Irish Film Institute -Stone Years

Stone Years

Although his work isn’t as well known outside Greece as it deserves to be, Pantelis Voulgaris has made some of his nation’s best films since the 1970s, including Anna’s Engagement (1973), Quiet Days in August (1991) and It’s a Long Road (1998). His work combines a lucid approach to Greek history and politics with a deep appreciation of how great events affect the emotional lives of ordinary people. The political melodrama Stone Years reveals all of Voulgaris’ strengths, right from its magnificent opening sequence set in a wood, where Eleni (Themis Bazaka) and Babis (Dimitris Katalifos) declare their love and discuss the future.
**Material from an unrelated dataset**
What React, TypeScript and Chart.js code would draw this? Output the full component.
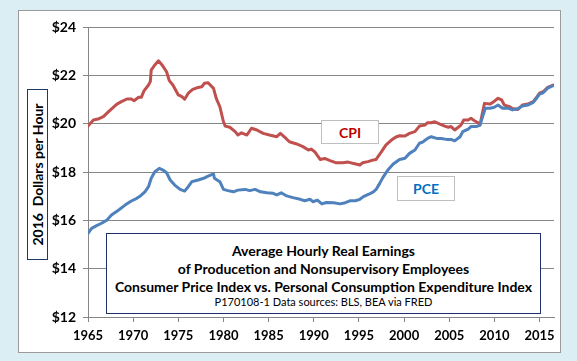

The year is 1954, and they are two young communists whose political activism is to keep them apart for many years. Babis is sent to prison, and the couple aren’t able to consummate their affair until he is released in 1966. Eleni becomes pregnant but is herself arrested and sent to jail, where she gives birth to a son. Without ever straining for cheap emotional effect, the film concentrates on revealing the extraordinary inner strength and sense of dignity of the persecuted couple, who end up being married in prison and finally emerge to face a new world together after the fall of the military junta in 1974. The melodrama is kept firmly under control by Voulgaris’ highly disciplined visual style (the cinematography is by George Arvanitis, Angelopoulos’ cameraman), a very subtle performance by Bazaka, and a beautifully understated score by Stamatis Spanoudakis.
(1985. English subtitles. Colour. Dolby stereo SR. 143 mins.)